Question

Show that $\cos hx + \sin hx = {e^x}$ and simplify $\cos hx - \sin hx = ?$ . By considering ${(\cos hx + \sin hx)^2} + {(\cos hx - \sin hx)^2}$ show that ${\cos ^2}hx - {\sin ^2}hx = \cos h2x.$

Answer 1

 Hint:-In this problem firstly you have to define $\cos hx$ and $\sin hx$ in terms of exponential function ${e^x}$. Then you have to apply various operations addition, subtraction, squaring of obtained expressions to get the required result or to simplify the given expression.

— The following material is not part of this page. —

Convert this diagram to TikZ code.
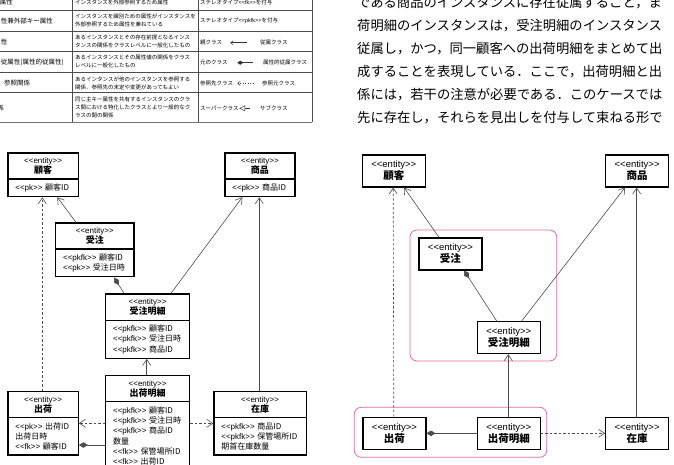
\documentclass[tikz,border=0pt]{standalone}
\usepackage{fontspec}
\setmainfont{Liberation Sans}
\newfontfamily\jp{Noto Sans CJK JP}
\usepackage{tikz}
\usetikzlibrary{arrows.meta,shapes.multipart}
\definecolor{grppink}{RGB}{228,108,158}
\newcommand\stereo[1]{{\rmfamily<{}<#1>{}>}}

\begin{document}
\begin{tikzpicture}[x=1pt,y=-1pt,
  rule/.style={draw=black!70, line width=0.6pt},
  cell/.style={anchor=west, inner sep=0pt, align=left, font=\jp\fontsize{5.5}{8}\selectfont},
  head/.style={cell, font=\jp\fontsize{6.5}{8}\selectfont},
  para/.style={anchor=west, inner sep=0pt, font=\jp\fontsize{13.3}{16}\selectfont},
  cls/.style={draw, line width=1.2pt, rectangle split, rectangle split parts=2, anchor=north west,
    inner xsep=7.5pt, inner ysep=4pt, font=\jp\fontsize{8}{10.3}\selectfont},
  ent/.style={draw, line width=1.2pt, anchor=north west, minimum width=63pt, minimum height=32pt,
    inner sep=0pt, align=center, font=\jp\fontsize{9.5}{12}\selectfont},
  nav/.style={draw=black!70, line width=0.6pt, -{Straight Barb[length=6pt,width=8pt]}},
  dep/.style={nav, dash pattern=on 2.5pt off 2pt},
  comp/.style={draw=black!70, line width=0.6pt, -{Diamond[length=9pt,width=5.5pt]}},
  grp/.style={draw=grppink, line width=0.8pt, rounded corners=7pt},
  tip/.style={line width=0.5pt, draw=black!80}
]
\useasboundingbox (0,0) rectangle (674,464);
\clip (0,0) rectangle (674,464);
\fill[white] (0,0) rectangle (674,464);

% table (cut off on the left and at the top)
\foreach \y in {10.3,31,51.3,72,92.7}
  \draw[rule] (-1,\y) -- (312,\y);
\draw[rule, draw=black!55, line width=0.9pt] (-1,122) -- (312,122);
\foreach \x in {72,198,312}
  \draw[rule] (\x,-1) -- (\x,122);

\node[head, anchor=east] (h1) at (13,2) {属性};
\node[head, anchor=east] (h2) at (53,20.7) {性兼外部キー属性};
\node[head, anchor=east] (h3) at (7.5,42) {属性};
\node[head, anchor=east] (h4) at (64,62.7) {従属性(属性的従属性)};
\node[head] (h5) at (4,83) {参照関係};
\node[head, anchor=east] (h6) at (4,108) {係};

\node[cell] (d1) at (75,2) {インスタンスを外部参照するため属性};
\node[cell] (d2) at (75,20) {インスタンスを識別ための属性がインスタンスを\\外部参照するため属性を兼ねている};
\node[cell] (d3) at (75,41) {あるインスタンスとその存在前提となるインス\\タンスの関係をクラスレベルに一般化したもの};
\node[cell] (d4) at (75,61.3) {あるインスタンスとその属性値の関係をクラス\\レベルに一般化したもの};
\node[cell] (d5) at (75,83) {あるインタンスが他のインスタンスを参照する\\関係．参照先の未定や変更があってもよい};
\node[cell] (d6) at (75,107.5) {同じ主キー属性を共有するインスタンスのクラ\\ス間における特化したクラスとより一般的なク\\ラスの間の関係};

\node[cell] (n1) at (200,2) {ステレオタイプ\stereo{fk}を付与};
\node[cell] (n2) at (200,20.7) {ステレオタイプ\stereo{pkfk}を付与};
\node[cell] (oya) at (200,42.7) {親クラス};
\node[cell] (juzoku) at (260,42.7) {従属クラス};
\node[cell] (moto) at (200,62.7) {元のクラス};
\node[cell] (zokusei) at (263,62.7) {属性的従属クラス};
\node[cell] (sansaki) at (200,83.3) {参照先クラス};
\node[cell] (sanmoto) at (262,83.3) {参照元クラス};
\node[cell] (super) at (200,108.3) {スーパークラス};
\node[cell] (sub) at (260,108.3) {サブクラス};
\draw[tip, -{Straight Barb[length=2.5pt,width=4pt]}] ([xshift=-13pt]juzoku.west) -- ([xshift=8pt]oya.east);
\draw[tip, -{Diamond[length=6pt,width=4pt]}] ([xshift=-10pt]zokusei.west) -- ([xshift=9.5pt]moto.east);
\draw[tip, dotted, -{Straight Barb[length=2.5pt,width=4pt]}] ([xshift=-9pt]sanmoto.west) -- ([xshift=4pt]sansaki.east);
\draw[tip, -{Triangle[open,length=6pt,width=6pt]}] ([xshift=-10pt]sub.west) -- ([xshift=0.5pt]super.east);

% text on the right
\foreach \t [count=\i] in {である商品のインスタンスに存在従属すること，ま,
  荷明細のインスタンスは，受注明細のインスタンス,
  従属し，かつ，同一顧客への出荷明細をまとめて出,
  成することを表現している．ここで，出荷明細と出,
  係には，若干の注意が必要である．このケースでは,
  先に存在し，それらを見出しを付与して束ねる形で}
  \node[para] (p\i) at (357,{3+23*(\i-1)}) {\t};

% left diagram: classes with attributes
\node[cls, text width=55.4pt] (kokyakuL) at (7.3,152.3)
  {\centering\stereo{entity}\\{\bfseries\fontsize{9}{11}\selectfont 顧客}\par
   \nodepart{two}\raggedright\stereo{pk} 顧客ID\par};
\node[cls, text width=55pt] (shohinL) at (224.3,152.3)
  {\centering\stereo{entity}\\{\bfseries\fontsize{9}{11}\selectfont 商品}\par
   \nodepart{two}\raggedright\stereo{pk} 商品ID\par};
\node[cls, text width=63.3pt] (juchuL) at (55,222.3)
  {\centering\stereo{entity}\\{\bfseries\fontsize{9}{11}\selectfont 受注}\par
   \nodepart{two}\raggedright\stereo{pkfk} 顧客ID\\\stereo{pk} 受注日時\par};
\node[cls, text width=69pt] (jmL) at (105,293.3)
  {\centering\stereo{entity}\\{\bfseries\fontsize{9}{11}\selectfont 受注明細}\par
   \nodepart{two}\raggedright\stereo{pkfk} 顧客ID\\\stereo{pkfk} 受注日時\\\stereo{pkfk} 商品ID\par};
\node[cls, text width=69pt] (smL) at (105,375)
  {\centering\stereo{entity}\\{\bfseries\fontsize{9}{11}\selectfont 出荷明細}\par
   \nodepart{two}\raggedright\stereo{pkfk} 顧客ID\\\stereo{pkfk} 受注日時\\\stereo{pkfk} 商品ID\\数量\\\stereo{fk} 保管場所ID\\\stereo{fk} 出荷ID\par};
\node[cls, text width=55.4pt] (shukaL) at (7.3,391)
  {\centering\stereo{entity}\\{\bfseries\fontsize{9}{11}\selectfont 出荷}\par
   \nodepart{two}\raggedright\stereo{pk} 出荷ID\\出荷日時\\\stereo{fk} 顧客ID\par};
\node[cls, text width=77.4pt] (zaikoL) at (213.3,391)
  {\centering\stereo{entity}\\{\bfseries\fontsize{9}{11}\selectfont 在庫}\par
   \nodepart{two}\raggedright\stereo{pkfk} 商品ID\\\stereo{pkfk} 保管場所ID\\期首在庫数量\par};

\draw[dep] ([xshift=35pt]shukaL.north west) -- ([xshift=35pt]kokyakuL.south west);
\draw[nav] ([xshift=21pt]juchuL.north west) -- ([xshift=50pt]kokyakuL.south west);
\draw[nav] ([xshift=66pt]jmL.north west) -- ([xshift=18pt]shohinL.south west);
\draw[nav] ([xshift=46pt]zaikoL.north west) -- ([xshift=35pt]shohinL.south west);
\draw[comp] ([xshift=19pt]jmL.north west) -- ([xshift=59pt]juchuL.south west);
\draw[nav] ([xshift=41.7pt]smL.north west) -- ([xshift=41.7pt]jmL.south west);
\draw[dep] ([yshift=-48.3pt]smL.north west) -- ([yshift=-32.3pt]shukaL.north east);
\draw[comp] ([yshift=-70pt]smL.north west) -- ([yshift=-54pt]shukaL.north east);
\draw[dep] ([yshift=-48.3pt]smL.north east) -- ([yshift=-32.3pt]zaikoL.north west);

% right diagram: classes only, grouped
\draw[grp] (410,230) rectangle (556.7,361);
\draw[grp] (354.3,407.3) rectangle (546.7,457.3);
\node[ent] (kokyakuR) at (361.7,154.3) {\stereo{entity}\\{\bfseries\fontsize{10.5}{12}\selectfont 顧客}};
\node[ent] (shohinR) at (605,154.3) {\stereo{entity}\\{\bfseries\fontsize{10.5}{12}\selectfont 商品}};
\node[ent] (juchuR) at (418.3,237.3) {\stereo{entity}\\{\bfseries\fontsize{10.5}{12}\selectfont 受注}};
\node[ent] (jmR) at (476.7,321) {\stereo{entity}\\{\bfseries\fontsize{10.5}{12}\selectfont 受注明細}};
\node[ent] (shukaR) at (362.3,416.7) {\stereo{entity}\\{\bfseries\fontsize{10.5}{12}\selectfont 出荷}};
\node[ent] (smR) at (476.7,416.7) {\stereo{entity}\\{\bfseries\fontsize{10.5}{12}\selectfont 出荷明細}};
\node[ent] (zaikoR) at (605,416.7) {\stereo{entity}\\{\bfseries\fontsize{10.5}{12}\selectfont 在庫}};

\draw[dep] ([xshift=31.5pt]shukaR.north west) -- ([xshift=31.5pt]kokyakuR.south west);
\draw[nav] ([xshift=20.7pt]juchuR.north west) -- ([xshift=42.3pt]kokyakuR.south west);
\draw[nav] ([xshift=45pt]jmR.north west) -- ([xshift=20pt]shohinR.south west);
\draw[nav] ([xshift=31.7pt]zaikoR.north west) -- ([xshift=31.7pt]shohinR.south west);
\draw[comp] ([xshift=20pt]jmR.north west) -- ([xshift=45.7pt]juchuR.south west);
\draw[nav] ([xshift=31.6pt]smR.north west) -- ([xshift=31.6pt]jmR.south west);
\draw[comp] (smR.west) -- (shukaR.east);
\draw[dep] (smR.east) -- (zaikoR.west);
\end{tikzpicture}
\end{document}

Complete step by step answer:
Now we know that
   The hyperbolic functions have similar names to the trigonometric functions, but they are defined in terms of the exponential function. The hyperbolic functions $\cos hx$ and $\sin hx$ are defined using the exponential function ${e^x}$as:
$
  \cos hx = \dfrac{{{e^x} + {e^{ - x}}}}{2}{\text{ eq}}{\text{.1}} \\
  {\text{and sin}}hx = \dfrac{{{e^x} - {e^{ - x}}}}{2}{\text{ eq}}{\text{.2}} \\
  {\text{adding eq}}{\text{.1 and eq}}{\text{.2 we get}} \\
  \cos hx + \sin hx = \dfrac{{{e^x} + {e^{ - x}}}}{2}{\text{ }} + {\text{ }}\dfrac{{{e^x} - {e^{ - x}}}}{2} \\
   \Rightarrow \cos hx + \sin hx = {e^x}{\text{ eq}}{\text{.3}} \\
  {\text{subtracting eq}}{\text{.2 from eq}}{\text{.1, we get}} \\
  \cos hx + \sin hx = \dfrac{{{e^x} + {e^{ - x}}}}{2}{\text{ }} - {\text{ }}\dfrac{{{e^x} - {e^{ - x}}}}{2} \\
   \Rightarrow \cos hx - \sin hx = {e^{ - x}}{\text{ eq}}{\text{.4}} \\
  {\text{On squaring the eq}}{\text{.3 and eq}}{\text{.4,we get}} \\
   \Rightarrow {\text{ (}}\cos hx + \sin hx{)^2} = {e^{2x}}{\text{ eq}}{\text{.5}} \\
   \Rightarrow {\text{ }}{(\cos hx - \sin hx)^2} = {e^{ - 2x}}{\text{ eq}}{\text{.6 }} \\
  {\text{add eq}}{\text{.5 and eq}}{\text{.6, we get}} \\
   \Rightarrow {\text{ (}}\cos hx + \sin hx{)^2} + {(\cos hx - \sin hx)^2} = {e^{2x}} + {e^{ - 2x}}{\text{ }} \\
  {\text{On further solving the above equation, we get}} \\
   \Rightarrow 2({\cos ^2}hx + {\sin ^2}hx) = {e^{2x}} + {e^{ - 2x}}{\text{ \{ }}\therefore {\text{ co}}{{\text{s}}^2}{\text{hx + si}}{{\text{n}}^2}{\text{hx = 1\} }} \\
   \Rightarrow ({\cos ^2}hx + {\sin ^2}hx) = \dfrac{{{e^{2x}} + {e^{ - 2x}}}}{2} \\
  \therefore {\text{ }}\cos h2x{\text{ = }}\dfrac{{{e^{2x}} + {e^{ - 2x}}}}{2} \\
   \Rightarrow ({\cos ^2}hx + {\sin ^2}hx) = \cos h2x{\text{ eq}}{\text{.7}} \\
$
Hence proved,
$\cos hx + \sin hx = {e^x}$ {$\therefore $from eq.3}
${\cos ^2}hx - {\sin ^2}hx = \cos h2x.$ {$\therefore $from eq.7}
And simplification of $\cos hx - \sin hx = {e^{ - x}}$ {$\therefore $from eq.4}

Note:- Whenever you get this type of problem the key concept of solving is that you have knowledge about hyperbolic function. There are two base equation from which all other results will be derived are $\cos hx = \dfrac{{{e^x} + {e^{ - x}}}}{2}{\text{ and sin}}hx = \dfrac{{{e^x} - {e^{ - x}}}}{2}{\text{ }}$.Then by simple operation like squaring , addition , subtraction you can obtained the desired result. And one more thing to be remembered that hyperbolic functions are different from trigonometric functions.